Obscure American Pamphlets and More from David Lesser Antiquarian Books

- by Michael Stillman

Obscure American Pamphlets and More from David Lesser Antiquarian Books

David M. Lesser Fine Antiquarian Books has issued their Catalogue 119 of Rare Americana. Lesser primarily offers pamphlets and shorter form material from 18th and 19th century America. There are always a few exceptions to all of these rules, in terms of size, date, and occasionally even location. Nonetheless, collectors within these parameters will find lots of material that will be of great interest, both from the perspective of collecting and understanding the times. Among the topics to be found are politics, religion, education, invention, crime, disease, science, and those terrible confrontations involving slavery and racism, and the seemingly inevitable road to civil war. Here are a few samples of what we found.

 

Item 65 is A History of the Trial of Castner Hanway and Others, for Treason, at Philadelphia in November, 1851. They were acquitted. Of all the facets of slavery, none stuck in the craw of Northerners more than the Fugitive Slave Law. Those other than ardent abolitionists could sort of look the other way from what was happening in the South, but they just couldn't countenance having to be a part of enforcing the slave system. The Fugitive Slave Law, which required them to capture and return escaped slaves, forced Northerners to take part in enslaving others. In this case, Edward Gorsuch, a Maryland slave owner with a federal warrant, attempted to secure escaped slaves in Pennsylvania. Instead, he was met with gunfire. Gorsuch and several others died. President Fillmore, first in the line of northern presidents with southern principles, sought to make an example of Hanway and the others. Philadelphians weren't having any part of it. The Maryland Attorney General wrote a pamphlet denouncing the trial, judge, and most of Philadelphia after the acquittal. This piece is a response by Arthur W. Jackson, an attorney for the defendants. Priced at $1,250.

 

You might think this issue would have gone away with the outbreak of the Civil War, but not quite. Item 67 is In the Matter of George Gordon's Petition for Pardon. [By] John Jolliffe Counsel for Petitioner. Rev. Gordon was indicted in federal court in Ohio in 1861 for violating the Fugitive Slave Law. Why were northerners still being indicted under the Fugitive Slave Law after the Civil War broke out? The answer is that there were border slave states still loyal to the Union, and President Lincoln did not want to drive them into the arms of the Confederacy.

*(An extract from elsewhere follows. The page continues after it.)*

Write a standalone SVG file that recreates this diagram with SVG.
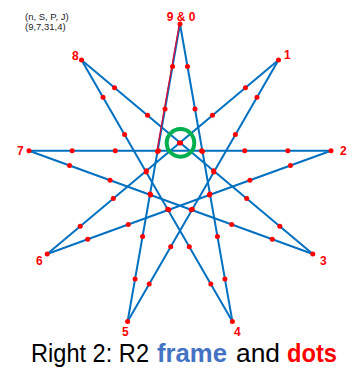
<svg xmlns="http://www.w3.org/2000/svg" width="355" height="372" viewBox="0 0 355 372">
<style>
.edge{stroke:#0070C0;stroke-width:2;fill:none;stroke-linecap:round}
.hl{stroke:#D0103A;stroke-width:1.4;fill:none}
.dot{fill:#FF0000}
.lbl{font-family:"Liberation Sans",Arial,sans-serif;font-weight:bold;font-size:12px;fill:#FF0000}
.param{font-family:"Liberation Sans",Arial,sans-serif;font-size:9.5px;fill:#222}
.cap{font-family:"Liberation Sans",Arial,sans-serif;font-size:25px}
</style>
<rect width="355" height="372" fill="#fff"/>
<g id="connectors">
<line class="edge" x1="180" y1="24" x2="232.4" y2="321.4"/>
<line class="edge" x1="232.4" y1="321.4" x2="81.5" y2="59.9"/>
<line class="edge" x1="81.5" y1="59.9" x2="312.8" y2="254"/>
<line class="edge" x1="312.8" y1="254" x2="29" y2="150.7"/>
<line class="edge" x1="29" y1="150.7" x2="331" y2="150.7"/>
<line class="edge" x1="331" y1="150.7" x2="47.2" y2="254"/>
<line class="edge" x1="47.2" y1="254" x2="278.5" y2="59.9"/>
<line class="edge" x1="278.5" y1="59.9" x2="127.6" y2="321.4"/>
<line class="edge" x1="127.6" y1="321.4" x2="180" y2="24"/>
<line class="hl" x1="179.4" y1="24" x2="156.9" y2="151.46"/>
</g>
<g id="dots">
<circle class="dot" cx="180" cy="24" r="2.5"/>
<circle class="dot" cx="278.5" cy="59.9" r="2.5"/>
<circle class="dot" cx="331" cy="150.7" r="2.5"/>
<circle class="dot" cx="312.8" cy="254" r="2.5"/>
<circle class="dot" cx="232.4" cy="321.4" r="2.5"/>
<circle class="dot" cx="127.6" cy="321.4" r="2.5"/>
<circle class="dot" cx="47.2" cy="254" r="2.5"/>
<circle class="dot" cx="29" cy="150.7" r="2.5"/>
<circle class="dot" cx="81.5" cy="59.9" r="2.5"/>
<circle class="dot" cx="187.49" cy="66.49" r="2.5"/>
<circle class="dot" cx="194.97" cy="108.97" r="2.5"/>
<circle class="dot" cx="202.46" cy="151.46" r="2.5"/>
<circle class="dot" cx="209.94" cy="193.94" r="2.5"/>
<circle class="dot" cx="217.43" cy="236.43" r="2.5"/>
<circle class="dot" cx="224.91" cy="278.91" r="2.5"/>
<circle class="dot" cx="210.84" cy="284.04" r="2.5"/>
<circle class="dot" cx="189.29" cy="246.69" r="2.5"/>
<circle class="dot" cx="167.73" cy="209.33" r="2.5"/>
<circle class="dot" cx="146.17" cy="171.97" r="2.5"/>
<circle class="dot" cx="124.61" cy="134.61" r="2.5"/>
<circle class="dot" cx="103.06" cy="97.26" r="2.5"/>
<circle class="dot" cx="114.54" cy="87.63" r="2.5"/>
<circle class="dot" cx="147.59" cy="115.36" r="2.5"/>
<circle class="dot" cx="180.63" cy="143.09" r="2.5"/>
<circle class="dot" cx="213.67" cy="170.81" r="2.5"/>
<circle class="dot" cx="246.71" cy="198.54" r="2.5"/>
<circle class="dot" cx="279.76" cy="226.27" r="2.5"/>
<circle class="dot" cx="272.26" cy="239.24" r="2.5"/>
<circle class="dot" cx="231.71" cy="224.49" r="2.5"/>
<circle class="dot" cx="191.17" cy="209.73" r="2.5"/>
<circle class="dot" cx="150.63" cy="194.97" r="2.5"/>
<circle class="dot" cx="110.09" cy="180.21" r="2.5"/>
<circle class="dot" cx="69.54" cy="165.46" r="2.5"/>
<circle class="dot" cx="72.14" cy="150.7" r="2.5"/>
<circle class="dot" cx="115.29" cy="150.7" r="2.5"/>
<circle class="dot" cx="158.43" cy="150.7" r="2.5"/>
<circle class="dot" cx="201.57" cy="150.7" r="2.5"/>
<circle class="dot" cx="244.71" cy="150.7" r="2.5"/>
<circle class="dot" cx="287.86" cy="150.7" r="2.5"/>
<circle class="dot" cx="290.46" cy="165.46" r="2.5"/>
<circle class="dot" cx="249.91" cy="180.21" r="2.5"/>
<circle class="dot" cx="209.37" cy="194.97" r="2.5"/>
<circle class="dot" cx="168.83" cy="209.73" r="2.5"/>
<circle class="dot" cx="128.29" cy="224.49" r="2.5"/>
<circle class="dot" cx="87.74" cy="239.24" r="2.5"/>
<circle class="dot" cx="80.24" cy="226.27" r="2.5"/>
<circle class="dot" cx="113.29" cy="198.54" r="2.5"/>
<circle class="dot" cx="146.33" cy="170.81" r="2.5"/>
<circle class="dot" cx="179.37" cy="143.09" r="2.5"/>
<circle class="dot" cx="212.41" cy="115.36" r="2.5"/>
<circle class="dot" cx="245.46" cy="87.63" r="2.5"/>
<circle class="dot" cx="256.94" cy="97.26" r="2.5"/>
<circle class="dot" cx="235.39" cy="134.61" r="2.5"/>
<circle class="dot" cx="213.83" cy="171.97" r="2.5"/>
<circle class="dot" cx="192.27" cy="209.33" r="2.5"/>
<circle class="dot" cx="170.71" cy="246.69" r="2.5"/>
<circle class="dot" cx="149.16" cy="284.04" r="2.5"/>
<circle class="dot" cx="135.09" cy="278.91" r="2.5"/>
<circle class="dot" cx="142.57" cy="236.43" r="2.5"/>
<circle class="dot" cx="150.06" cy="193.94" r="2.5"/>
<circle class="dot" cx="157.54" cy="151.46" r="2.5"/>
<circle class="dot" cx="165.03" cy="108.97" r="2.5"/>
<circle class="dot" cx="172.51" cy="66.49" r="2.5"/>
</g>
<g id="highlight">
<circle cx="180.5" cy="142.9" r="13.8" fill="none" stroke="#00B050" stroke-width="4"/>
</g>
<g id="node-0"><text class="lbl" x="181" y="21" text-anchor="middle">9 &amp; 0</text></g>
<g id="node-1"><text class="lbl" x="284" y="59">1</text></g>
<g id="node-2"><text class="lbl" x="340" y="155">2</text></g>
<g id="node-3"><text class="lbl" x="320" y="265">3</text></g>
<g id="node-4"><text class="lbl" x="234" y="336">4</text></g>
<g id="node-5"><text class="lbl" x="122" y="336">5</text></g>
<g id="node-6"><text class="lbl" x="36" y="265">6</text></g>
<g id="node-7"><text class="lbl" x="17" y="155">7</text></g>
<g id="node-8"><text class="lbl" x="72" y="60">8</text></g>
<g id="params">
<text class="param" x="25" y="19.5">(n, S, P, J)</text>
<text class="param" x="25" y="29.5">(9,7,31,4)</text>
</g>
<g id="caption">
<text class="cap" x="31" y="362" fill="#000" textLength="118" lengthAdjust="spacingAndGlyphs">Right 2: R2</text>
<text class="cap" x="157" y="362" font-weight="bold" fill="#4472C4" textLength="70" lengthAdjust="spacingAndGlyphs">frame</text>
<text class="cap" x="236" y="362" fill="#000" textLength="44" lengthAdjust="spacingAndGlyphs">and</text>
<text class="cap" x="287" y="362" font-weight="bold" fill="#FF0000" textLength="50" lengthAdjust="spacingAndGlyphs">dots</text>
</g>
</svg>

Lincoln pardoned Gordon in 1862, just before this work was published, saying his conviction was legal, but the sentence severe. Gordon and Jolliffe were still unhappy. They wanted the despised law to be found unconstitutional. Item 67. $250.

 

Item 106 is An Essay on Comets. Wherein it is Shewn…Comets may be Inhabited Worlds, and Even Comfortable Habitations. The author was Andrew Oliver, Jr., nephew and son of the loyalist Massachusetts Governor and Lieutenant Governor. Oliver found himself on the wrong side of that issue too, but stayed in America anyway. This essay positing the existence of life on comets, which was somehow demonstrated by their tails, was published in Salem in 1772. Oliver did correctly reject the notion that comets were some sort of celestial penal colony where the damned were subject to alternates of burning and freezing, though that would probably be a more accurate picture of what life would be like on a comet then is a heavenly paradise. $1,750.

 

Item 91 is a paper read before the New York Historical Society in 1872:  Incident in the War of the United States with Mexico, Illustrating the Services of Wm. Maxwell Wood, Surgeon U.S.N., by George Cumming McWhorter. Wood had been sent to Mexico to report on conditions there in the days before the outbreak of the Mexican War. Meanwhile, the Pacific Fleet under Commodore John Sloat had orders to quickly capture California if war broke out. However, these were the days before telephones and telegraphs, and so when war broke out, Sloat had no way of knowing. When war did begin, and Wood heard the news, he at great personal risk dispatched the news to Sloat before he received his official orders, enabling Sloat to quickly seize California. $500.

 

Item 63 answers the question, Why Colored People in Philadelphia are Excluded from the Street Cars. This dates back to 1866, but even then it is surprising, as other major cities such as New York had integrated public transportation during the Civil War. The pamphlet explains that the Mayor and others did not want "the ladies in my family to ride in the cars with colored people." This situation had become an issue in 1865 when a black war hero was forced off a city streetcar and made to walk several miles to the navy yard. This pamphlet argues for desegregation of the cars, but that did not come until the following year when the state legislature forced Philadelphia to integrate public transportation. $1,750.